Há alguns meses, no Fronteira do Pensamento, Graça Machel nos convidou a perceber e entender o motivo pelo qual ser mulher a tornava única, assim como ser negra e africana. Em seguida, Graça nos pediu para esquecer o que ela tinha acabado de nos fazer ver e buscar encontrar o que nos unificava, aquilo que nos tornava humanos.

Na última semana, ouvi a mesma indagação na voz de Sérgio Leitão, ex-diretor de políticas públicas e campanhas do Greenpeace e fundador do Instituto Escolhas, seguida da afirmação de que somos uma sociedade que teme perguntas. É verdade, temos medo das perguntas sem perceber que, na ausência delas, não dialogamos nem temos a chance de convergir.

Criado em 2015, o Instituto Escolhas é uma associação civil pensada para qualificar o debate sobre sustentabilidade por meio da análise numérica dos impactos econômicos, sociais e ambientais das decisões públicas e privadas. Um lugar criado para ajudar as pessoas a fazerem perguntas a partir da observação da realidade, superando a “polarização ideológica das escolhas e viabilizando o desenvolvimento sustentável”.

Mesmo necessárias, neste momento, não são as perguntas que têm nos movido como sociedade. São os conflitos.

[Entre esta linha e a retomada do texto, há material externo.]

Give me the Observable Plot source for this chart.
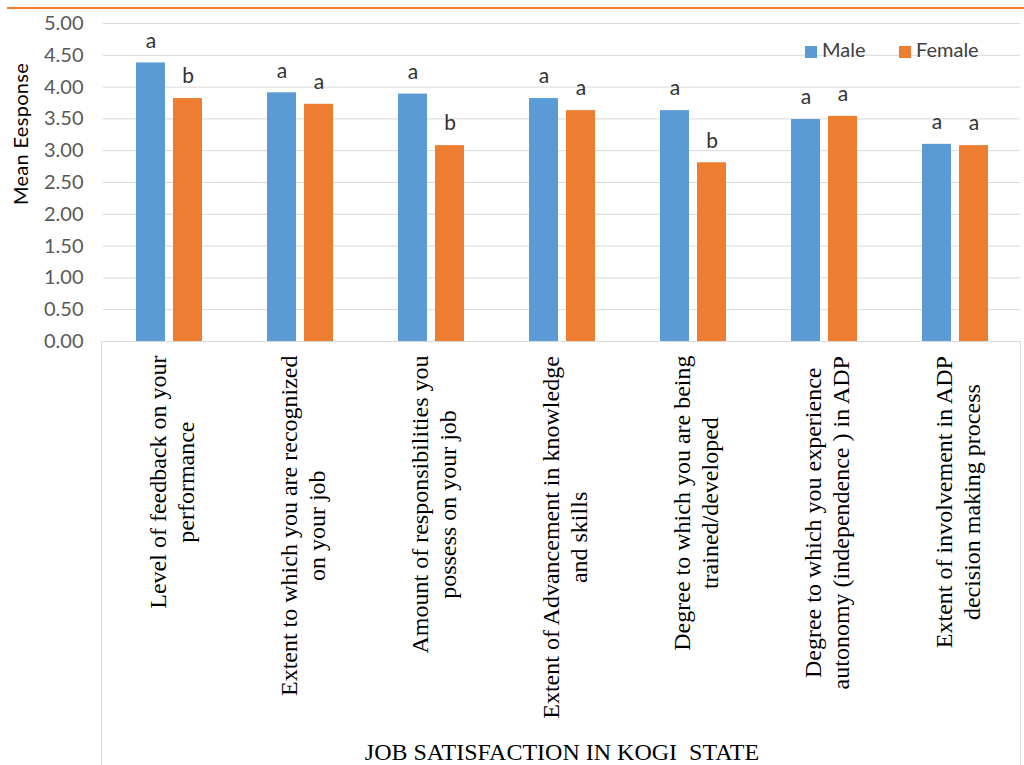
<!DOCTYPE html>
<html><head><meta charset="utf-8">
<script src="https://cdn.jsdelivr.net/npm/d3@7"></script>
<script src="https://cdn.jsdelivr.net/npm/@observablehq/plot@0.6"></script>
<style>
body{margin:0;background:#fff;}
#wrap{position:relative;width:1024px;height:765px;overflow:hidden;font-family:Lato,"Noto Sans",sans-serif;}
#topline{position:absolute;left:7px;top:7px;width:1017px;height:2px;background:#ED7D31;}
#chart{position:absolute;left:0;top:0;}
#box{position:absolute;left:101px;top:341px;width:918px;height:440px;border-left:1px solid #d9d9d9;border-right:1px solid #d9d9d9;}
#ytitle{position:absolute;left:20px;top:134px;transform:translate(-50%,-50%) rotate(-90deg);white-space:nowrap;font-size:20px;letter-spacing:0.3px;color:#000;}
#xtitle{position:absolute;left:562px;top:738px;transform:translateX(-50%);white-space:pre;font-family:"Liberation Serif","Times New Roman",serif;font-size:24px;line-height:28px;color:#000;}
.leg{position:absolute;top:37px;font-size:20px;line-height:24px;color:#404040;white-space:nowrap;}
.sw{display:inline-block;width:12px;height:12px;margin-right:5px;vertical-align:-1px;}
</style></head><body>
<div id="wrap">
  <div id="topline"></div>
  <div id="box"></div>
  <div id="chart"></div>
  <div id="ytitle"></div>
  <div id="xtitle"></div>
  <div id="legend"></div>
</div>
<script>
const categoryLines = [
  ["Level of feedback on your", "performance"],
  ["Extent to which you are recognized", "on your job"],
  ["Amount of responsibilities you", "possess on your job"],
  ["Extent of Advancement in knowledge", "and skills"],
  ["Degree to which you are being", "trained/developed"],
  ["Degree to which you experience", "autonomy (independence ) in ADP"],
  ["Extent of involvement in ADP", "decision making process"]
];
const categories = categoryLines.map(l => l.join(" "));
const sexes = ["Male", "Female"];
const maleValues = [4.38, 3.91, 3.89, 3.82, 3.63, 3.49, 3.10];
const femaleValues = [3.82, 3.73, 3.08, 3.63, 2.81, 3.54, 3.08];
const maleLetters = ["a", "a", "a", "a", "a", "a", "a"];
const femaleLetters = ["b", "a", "b", "a", "b", "a", "a"];
const yTicks = [0, 0.5, 1, 1.5, 2, 2.5, 3, 3.5, 4, 4.5, 5];
const yTitle = "Mean Eesponse";
const xTitle = "JOB SATISFACTION IN KOGI  STATE";
const colors = ["#5B9BD5", "#ED7D31"];

const rows = categories.flatMap((c, i) => [
  {cat: c, sex: "Male", value: maleValues[i], letter: maleLetters[i]},
  {cat: c, sex: "Female", value: femaleValues[i], letter: femaleLetters[i]}
]);

const serif = "'Liberation Serif', 'Times New Roman', serif";
const labelSize = 24;
const ctx = document.createElement("canvas").getContext("2d");
ctx.font = `${labelSize}px 'Liberation Serif'`;
const labelMarks = categories.map((c, i) => {
  const w = d3.max(categoryLines[i], s => ctx.measureText(s).width);
  return Plot.text([c], {
    fx: d => d,
    text: () => categoryLines[i].join("\n"),
    frameAnchor: "bottom",
    rotate: -90,
    textAnchor: "middle",
    lineAnchor: "middle",
    lineHeight: 1.17,
    fontFamily: serif,
    fontSize: labelSize,
    fill: "#000",
    dx: 2,
    dy: 14 + w / 2
  });
});

const chart = Plot.plot({
  width: 1024,
  height: 735,
  marginLeft: 101,
  marginRight: 3,
  marginTop: 23,
  marginBottom: 394,
  style: {fontFamily: "Lato, 'Noto Sans', sans-serif", fontSize: "20px", color: "#595959", background: "transparent"},
  fx: {domain: categories, padding: 0, axis: null},
  x: {domain: sexes, paddingInner: 0.22, paddingOuter: 0.84, axis: null},
  y: {domain: [0, 5], axis: null},
  color: {domain: sexes, range: colors},
  marks: [
    Plot.gridY(yTicks.slice(1), {stroke: "#d9d9d9", strokeOpacity: 1}),
    Plot.ruleY([0], {stroke: "#d9d9d9"}),
    Plot.axisY(yTicks, {tickSize: 0, tickPadding: 20, tickFormat: d3.format(".2f"), label: null}),
    Plot.barY(rows, {fx: "cat", x: "sex", y: "value", fill: "sex"}),
    Plot.text(rows, {fx: "cat", x: "sex", y: "value", text: "letter", dy: -22, fill: "#333333", fontSize: 21}),
    ...labelMarks
  ]
});
document.getElementById("chart").appendChild(chart);
document.getElementById("ytitle").textContent = yTitle;
document.getElementById("xtitle").textContent = xTitle;

const legend = document.getElementById("legend");
const legendLeft = [805, 899];
sexes.forEach((s, i) => {
  const el = document.createElement("div");
  el.className = "leg";
  el.style.left = legendLeft[i] + "px";
  el.innerHTML = `<span class="sw" style="background:${colors[i]}"></span>`;
  el.appendChild(document.createTextNode(s));
  legend.appendChild(el);
});
</script>
</body></html>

Mas enquanto os conflitos nos movem, o que nos agrega?

Voltando a Sérgio Leitão, em uma explícita referência a Mark Lilla, cientista político e professor de humanidades na Universidade Columbia, durante nosso encontro na última semana: “Como eu me reconheço em um projeto de país em um momento de disputas de pautas identitárias onde minha pauta parece sempre mais importante que a sua?” E continua: “Vivemos tempos de disputa interna onde eu quero que a minha causa, a minha questão identitária possa encabeçar a pauta de reivindicação. É como se passássemos a ter uma discussão sobre a minha questão ser mais relevante do que a sua se contrapondo ao fato de que quem quer contestar isso faz exatamente isso.”

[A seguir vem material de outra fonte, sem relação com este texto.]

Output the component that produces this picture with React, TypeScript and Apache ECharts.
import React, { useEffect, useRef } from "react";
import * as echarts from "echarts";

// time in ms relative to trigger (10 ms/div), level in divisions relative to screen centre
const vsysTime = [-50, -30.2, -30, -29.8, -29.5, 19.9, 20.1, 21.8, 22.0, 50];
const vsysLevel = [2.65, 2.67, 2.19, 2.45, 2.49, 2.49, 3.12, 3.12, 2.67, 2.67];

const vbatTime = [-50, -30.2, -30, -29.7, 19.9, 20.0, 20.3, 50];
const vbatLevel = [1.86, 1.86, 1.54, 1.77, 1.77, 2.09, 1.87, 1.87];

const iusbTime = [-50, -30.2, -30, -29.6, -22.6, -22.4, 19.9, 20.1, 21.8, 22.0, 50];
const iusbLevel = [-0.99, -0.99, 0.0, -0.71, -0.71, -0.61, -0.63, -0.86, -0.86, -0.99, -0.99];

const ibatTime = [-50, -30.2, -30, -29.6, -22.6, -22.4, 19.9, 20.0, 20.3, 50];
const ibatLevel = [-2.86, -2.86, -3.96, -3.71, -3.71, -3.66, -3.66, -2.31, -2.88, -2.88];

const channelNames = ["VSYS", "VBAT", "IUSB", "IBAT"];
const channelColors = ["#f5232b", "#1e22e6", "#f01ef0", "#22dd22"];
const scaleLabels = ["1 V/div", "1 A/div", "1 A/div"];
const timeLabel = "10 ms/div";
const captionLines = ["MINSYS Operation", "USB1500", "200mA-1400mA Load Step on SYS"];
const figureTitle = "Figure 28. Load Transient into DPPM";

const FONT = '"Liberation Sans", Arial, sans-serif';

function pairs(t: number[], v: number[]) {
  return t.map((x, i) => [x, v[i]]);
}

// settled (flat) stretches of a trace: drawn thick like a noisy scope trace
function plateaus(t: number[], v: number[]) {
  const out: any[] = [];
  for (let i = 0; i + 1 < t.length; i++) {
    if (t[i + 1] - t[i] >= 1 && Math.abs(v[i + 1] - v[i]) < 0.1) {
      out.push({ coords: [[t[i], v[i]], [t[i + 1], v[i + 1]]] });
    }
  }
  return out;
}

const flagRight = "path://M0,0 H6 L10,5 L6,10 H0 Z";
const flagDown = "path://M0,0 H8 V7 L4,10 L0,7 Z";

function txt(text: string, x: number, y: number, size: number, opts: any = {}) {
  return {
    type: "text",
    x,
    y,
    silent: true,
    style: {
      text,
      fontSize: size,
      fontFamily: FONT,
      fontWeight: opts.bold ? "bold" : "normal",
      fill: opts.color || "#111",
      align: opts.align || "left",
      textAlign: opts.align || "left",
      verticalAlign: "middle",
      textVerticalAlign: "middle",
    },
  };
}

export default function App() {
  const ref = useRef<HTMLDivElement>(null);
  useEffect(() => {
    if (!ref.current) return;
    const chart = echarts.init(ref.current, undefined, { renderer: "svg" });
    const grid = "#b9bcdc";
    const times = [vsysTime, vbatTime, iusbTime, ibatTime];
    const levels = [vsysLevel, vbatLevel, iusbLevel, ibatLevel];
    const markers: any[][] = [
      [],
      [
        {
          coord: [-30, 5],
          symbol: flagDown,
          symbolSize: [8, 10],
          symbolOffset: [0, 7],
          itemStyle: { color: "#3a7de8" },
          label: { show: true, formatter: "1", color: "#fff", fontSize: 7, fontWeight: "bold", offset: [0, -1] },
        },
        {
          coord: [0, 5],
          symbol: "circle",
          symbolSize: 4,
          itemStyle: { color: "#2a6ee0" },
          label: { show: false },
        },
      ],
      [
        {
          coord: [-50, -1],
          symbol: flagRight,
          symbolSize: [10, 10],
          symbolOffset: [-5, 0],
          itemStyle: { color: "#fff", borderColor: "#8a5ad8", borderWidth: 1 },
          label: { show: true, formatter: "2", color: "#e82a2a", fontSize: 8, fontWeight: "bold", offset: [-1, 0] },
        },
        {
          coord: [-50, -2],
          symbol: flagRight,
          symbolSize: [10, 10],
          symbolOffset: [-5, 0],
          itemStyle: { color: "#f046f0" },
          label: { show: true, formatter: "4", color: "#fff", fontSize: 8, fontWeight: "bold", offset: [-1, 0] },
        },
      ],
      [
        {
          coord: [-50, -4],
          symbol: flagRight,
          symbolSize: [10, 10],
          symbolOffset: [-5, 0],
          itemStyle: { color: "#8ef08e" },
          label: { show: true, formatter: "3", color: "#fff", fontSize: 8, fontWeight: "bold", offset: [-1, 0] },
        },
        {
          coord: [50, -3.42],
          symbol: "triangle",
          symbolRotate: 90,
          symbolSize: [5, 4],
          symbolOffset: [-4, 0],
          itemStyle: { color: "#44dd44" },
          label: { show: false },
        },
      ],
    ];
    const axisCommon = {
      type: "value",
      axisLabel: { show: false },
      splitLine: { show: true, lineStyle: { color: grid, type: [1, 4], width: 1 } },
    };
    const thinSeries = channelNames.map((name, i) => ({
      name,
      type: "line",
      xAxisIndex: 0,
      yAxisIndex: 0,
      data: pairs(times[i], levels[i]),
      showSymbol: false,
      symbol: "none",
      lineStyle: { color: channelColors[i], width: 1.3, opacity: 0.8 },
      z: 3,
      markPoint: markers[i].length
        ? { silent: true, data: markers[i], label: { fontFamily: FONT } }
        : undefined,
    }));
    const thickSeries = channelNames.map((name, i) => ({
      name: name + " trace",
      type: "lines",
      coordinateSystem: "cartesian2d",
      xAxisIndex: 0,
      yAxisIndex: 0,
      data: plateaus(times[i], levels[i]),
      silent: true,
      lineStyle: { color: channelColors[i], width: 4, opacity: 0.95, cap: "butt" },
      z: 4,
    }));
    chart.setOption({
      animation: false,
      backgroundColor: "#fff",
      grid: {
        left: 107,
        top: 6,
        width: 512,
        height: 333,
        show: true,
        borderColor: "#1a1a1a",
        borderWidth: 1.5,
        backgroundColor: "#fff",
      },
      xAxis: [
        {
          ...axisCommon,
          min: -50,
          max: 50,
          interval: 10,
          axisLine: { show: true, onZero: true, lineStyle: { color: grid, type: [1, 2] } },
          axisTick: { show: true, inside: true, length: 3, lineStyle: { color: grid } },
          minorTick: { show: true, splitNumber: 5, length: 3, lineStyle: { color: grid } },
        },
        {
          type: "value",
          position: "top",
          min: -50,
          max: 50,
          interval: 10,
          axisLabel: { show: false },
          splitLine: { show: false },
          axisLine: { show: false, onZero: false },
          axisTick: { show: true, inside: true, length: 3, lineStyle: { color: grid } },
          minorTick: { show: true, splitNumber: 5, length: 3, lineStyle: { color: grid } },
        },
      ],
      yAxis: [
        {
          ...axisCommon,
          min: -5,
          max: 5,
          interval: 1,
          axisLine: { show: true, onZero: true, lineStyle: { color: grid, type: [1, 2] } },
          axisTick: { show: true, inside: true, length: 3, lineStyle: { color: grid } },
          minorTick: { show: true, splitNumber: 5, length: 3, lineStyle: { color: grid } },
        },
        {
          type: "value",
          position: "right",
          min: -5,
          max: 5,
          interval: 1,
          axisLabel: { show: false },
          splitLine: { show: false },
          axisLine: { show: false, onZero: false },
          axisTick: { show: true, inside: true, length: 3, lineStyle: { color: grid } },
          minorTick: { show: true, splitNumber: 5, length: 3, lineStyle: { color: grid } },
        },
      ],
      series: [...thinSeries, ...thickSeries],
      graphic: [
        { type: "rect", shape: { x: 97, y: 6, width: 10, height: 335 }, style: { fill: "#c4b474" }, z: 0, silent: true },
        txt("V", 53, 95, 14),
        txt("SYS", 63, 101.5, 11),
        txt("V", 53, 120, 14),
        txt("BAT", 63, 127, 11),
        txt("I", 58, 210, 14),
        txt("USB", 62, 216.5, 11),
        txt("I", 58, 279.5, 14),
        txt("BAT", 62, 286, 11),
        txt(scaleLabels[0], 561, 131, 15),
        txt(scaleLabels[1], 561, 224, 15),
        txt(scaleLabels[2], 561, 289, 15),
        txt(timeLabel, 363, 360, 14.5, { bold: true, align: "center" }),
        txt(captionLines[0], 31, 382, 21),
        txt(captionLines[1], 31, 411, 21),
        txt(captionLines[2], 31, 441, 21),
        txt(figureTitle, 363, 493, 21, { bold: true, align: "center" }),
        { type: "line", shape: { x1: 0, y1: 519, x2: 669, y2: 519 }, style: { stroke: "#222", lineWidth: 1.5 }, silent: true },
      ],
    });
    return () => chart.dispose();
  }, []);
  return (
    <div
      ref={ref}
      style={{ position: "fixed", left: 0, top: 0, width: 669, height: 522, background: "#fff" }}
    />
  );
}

Durante as últimas semanas, mais de uma vez presenciei situações polarizadas daquele tipo em que ter razão parece ser a única coisa que importa. Embates sem diálogo encerrados por decisões totalitárias que estão acontecendo em todos os lugares, em todos os níveis, independentemente de faixa etária, renda ou tendência ideológica.

Na visão do fundador do Instituto Escolhas: “Nesse momento, é a afronta que nos anima, que movimenta o debate porque nos reanima. Eu posso dizer algo que seja totalmente afrontoso para você, mas que vai agradar quem está ao seu lado, então eu sei que estou dividindo, mas minha escolha é dividir, embora eu faça isso como todo mundo faz, supostamente dizendo que me apresento como um projeto universalizante.” É nessa hora que nos perguntamos: como a gente faz? Temos usado com frequência expressões como sonho, emoções, crenças, pessoas, causas. Sonhos cada um tem o seu. Emoções podem separar. Crenças podem matar se eu não souber reconhecer que a sua é tão legítima quanto a minha. Pessoas podem se odiar. Causas são conflitivas.

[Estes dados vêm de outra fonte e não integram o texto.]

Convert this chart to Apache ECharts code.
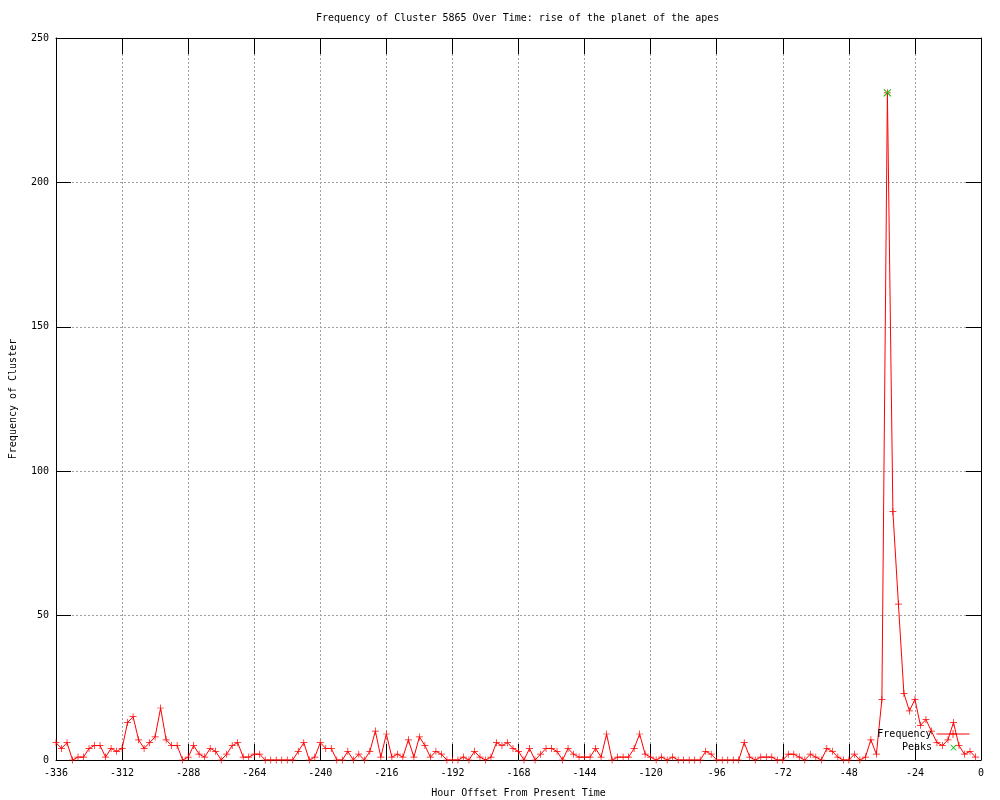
<!DOCTYPE html>
<html>
<head>
<meta charset="utf-8">
<script src="https://cdn.jsdelivr.net/npm/echarts@6/dist/echarts.min.js"></script>
<style>
  html, body { margin: 0; padding: 0; background: #fff; }
  #chart { width: 1000px; height: 800px; }
</style>
</head>
<body>
<div id="chart"></div>
<script>
// 时间（小时偏移）
const hours = [
  -336, -334, -332, -330, -328, -326, -324, -322, -320, -318, -316, -314,
  -312, -310, -308, -306, -304, -302, -300, -298, -296, -294, -292, -290,
  -288, -286, -284, -282, -280, -278, -276, -274, -272, -270, -268, -266,
  -264, -262, -260, -258, -256, -254, -252, -250, -248, -246, -244, -242,
  -240, -238, -236, -234, -232, -230, -228, -226, -224, -222, -220, -218,
  -216, -214, -212, -210, -208, -206, -204, -202, -200, -198, -196, -194,
  -192, -190, -188, -186, -184, -182, -180, -178, -176, -174, -172, -170,
  -168, -166, -164, -162, -160, -158, -156, -154, -152, -150, -148, -146,
  -144, -142, -140, -138, -136, -134, -132, -130, -128, -126, -124, -122,
  -120, -118, -116, -114, -112, -110, -108, -106, -104, -102, -100, -98,
  -96, -94, -92, -90, -88, -86, -84, -82, -80, -78, -76, -74,
  -72, -70, -68, -66, -64, -62, -60, -58, -56, -54, -52, -50,
  -48, -46, -44, -42, -40, -38, -36, -34, -32, -30, -28, -26,
  -24, -22, -20, -18, -16, -14, -12, -10, -8, -6, -4, -2
]
// 每个时间点的频率
const frequency = [
  6, 4, 6, 0, 1, 1, 4, 5, 5, 1, 4, 3,
  4, 13, 15, 7, 4, 6, 8, 18, 7, 5, 5, 0,
  1, 5, 2, 1, 4, 3, 0, 2, 5, 6, 1, 1,
  2, 2, 0, 0, 0, 0, 0, 0, 3, 6, 0, 1,
  6, 4, 4, 0, 0, 3, 0, 2, 0, 3, 10, 1,
  9, 1, 2, 1, 7, 1, 8, 5, 1, 3, 2, 0,
  0, 0, 1, 0, 3, 1, 0, 1, 6, 5, 6, 4,
  3, 0, 4, 0, 2, 4, 4, 3, 0, 4, 2, 1,
  1, 1, 4, 1, 9, 0, 1, 1, 1, 4, 9, 2,
  1, 0, 1, 0, 1, 0, 0, 0, 0, 0, 3, 2,
  0, 0, 0, 0, 0, 6, 1, 0, 1, 1, 1, 0,
  0, 2, 2, 1, 0, 2, 1, 0, 4, 3, 1, 0,
  0, 2, 0, 1, 7, 2, 21, 231, 86, 54, 23, 17,
  21, 12, 14, 10, 6, 5, 7, 13, 5, 2, 3, 1
]
// 峰值
const peakHours = [-34]
const peakValues = [231]

const xTicks = { min: -336, max: 0, interval: 24 }
const yTicks = { min: 0, max: 250, interval: 50 }

const FONT = 'DejaVu Sans Mono'
// 十字形标记（gnuplot 的 +）
const PLUS = 'path://M4.5,0H5.5V4.5H10V5.5H5.5V10H4.5V5.5H0V4.5H4.5Z'

const gridLine = { show: true, lineStyle: { color: '#a0a0a0', width: 1, type: [2, 2] } }
const blackLine = { show: true, onZero: false, lineStyle: { color: '#000', width: 1 } }
const labelStyle = { color: '#000', fontFamily: FONT, fontSize: 10 }

const chart = echarts.init(document.getElementById('chart'))
chart.setOption({
  animation: false,
  backgroundColor: '#fff',
  title: {
    text: 'Frequency of Cluster 5865 Over Time: rise of the planet of the apes',
    left: 311,
    top: 8,
    textStyle: { color: '#000', fontFamily: FONT, fontSize: 10, fontWeight: 'normal' }
  },
  legend: [
    {
      data: ['Frequency'],
      right: 25, top: 724,
      align: 'right',
      itemWidth: 33, itemHeight: 10,
      lineStyle: { width: 1 },
      textStyle: labelStyle
    },
    {
      data: ['Peaks'],
      right: 25, top: 737,
      align: 'right',
      itemWidth: 33, itemHeight: 10,
      textStyle: labelStyle
    }
  ],
  grid: { left: 56, right: 19, top: 38, bottom: 40, show: false, outerBoundsMode: 'none' },
  xAxis: [
    {
      type: 'value', ...xTicks,
      name: 'Hour Offset From Present Time',
      nameLocation: 'middle', nameGap: 28,
      nameTextStyle: labelStyle,
      axisLine: blackLine,
      axisTick: { inside: true, length: 16, lineStyle: { color: '#000' } },
      axisLabel: { ...labelStyle, margin: 8, showMinLabel: true, showMaxLabel: true },
      splitLine: gridLine
    },
    {
      type: 'value', ...xTicks, position: 'top',
      axisLine: blackLine,
      axisTick: { inside: true, length: 16, lineStyle: { color: '#000' } },
      axisLabel: { show: false },
      splitLine: { show: false }
    }
  ],
  yAxis: [
    {
      type: 'value', ...yTicks,
      name: 'Frequency of Cluster',
      nameLocation: 'middle', nameGap: 38,
      nameTextStyle: labelStyle,
      axisLine: blackLine,
      axisTick: { inside: true, length: 15, lineStyle: { color: '#000' } },
      axisLabel: { ...labelStyle, margin: 7 },
      splitLine: gridLine
    },
    {
      type: 'value', ...yTicks, position: 'right',
      axisLine: blackLine,
      axisTick: { inside: true, length: 15, lineStyle: { color: '#000' } },
      axisLabel: { show: false },
      splitLine: { show: false }
    }
  ],
  series: [
    {
      name: 'Frequency',
      type: 'line',
      data: hours.map((h, i) => [h, frequency[i]]),
      symbol: PLUS,
      symbolSize: 7,
      showAllSymbol: true,
      lineStyle: { color: '#ff0000', width: 1 },
      itemStyle: { color: '#ff0000' },
      z: 3
    },
    {
      name: 'Peaks',
      type: 'line',
      data: peakHours.map((h, i) => [h, peakValues[i]]),
      symbol: PLUS,
      symbolSize: 10,
      symbolRotate: 45,
      lineStyle: { width: 0, opacity: 0 },
      itemStyle: { color: '#00c000' },
      z: 4
    }
  ]
})
</script>
</body>
</html>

O desafio que temos hoje, tratado no livro de Mark Lilla, que afirma que as causas identitárias não fazem um projeto de país, é como nos conectamos, como unimos as pessoas independentemente de suas diferentes emoções, causas, crenças pessoais. “Quando olhamos em volta e tudo o que parece existir são elementos desagregadores, nos organizamos cada vez mais em campos não necessariamente abertos ao compartilhamento, mesmo quando nos colocamos como representantes de lutas pela equidade e inclusão. Divididos em tribos, temos repetidamente falado para nossos iguais.”

Meu encontro com Sérgio se encerrou como vou encerrar este artigo, em referência a Padre Antônio Vieira no Sermão da Sexagésima, 1655: “Como falar aos corações distraídos? Para os corações que são pedra (aqueles que não querem ouvir) e para os ouvidos que são espinho (aqueles que de tudo discordam)? O defeito não está em quem está ouvindo, o defeito é do semeador que muitas vezes escolhe falar aos ouvidos, e não aos corações. Aos corações falamos com nossas ações, não com as palavras. Nós nos acostumamos a vender uma totalidade pessoal, que nada mais é do que nossa visão de mundo, algo que só pode parecer real a partir do momento em que usamos a força para fazer desaparecer tudo o que é diferente do que consideramos representar nossa ideia particular do que é correto, adequado, aceito”.

Cada um de nós carrega uma verdade que pode se transformar em opressão diante da ausência da mesma verdade no outro. Uma conclusão tão insólita quanto real e tão real que não é mais possível seguir em frente evitando nos perguntar o que ela significa.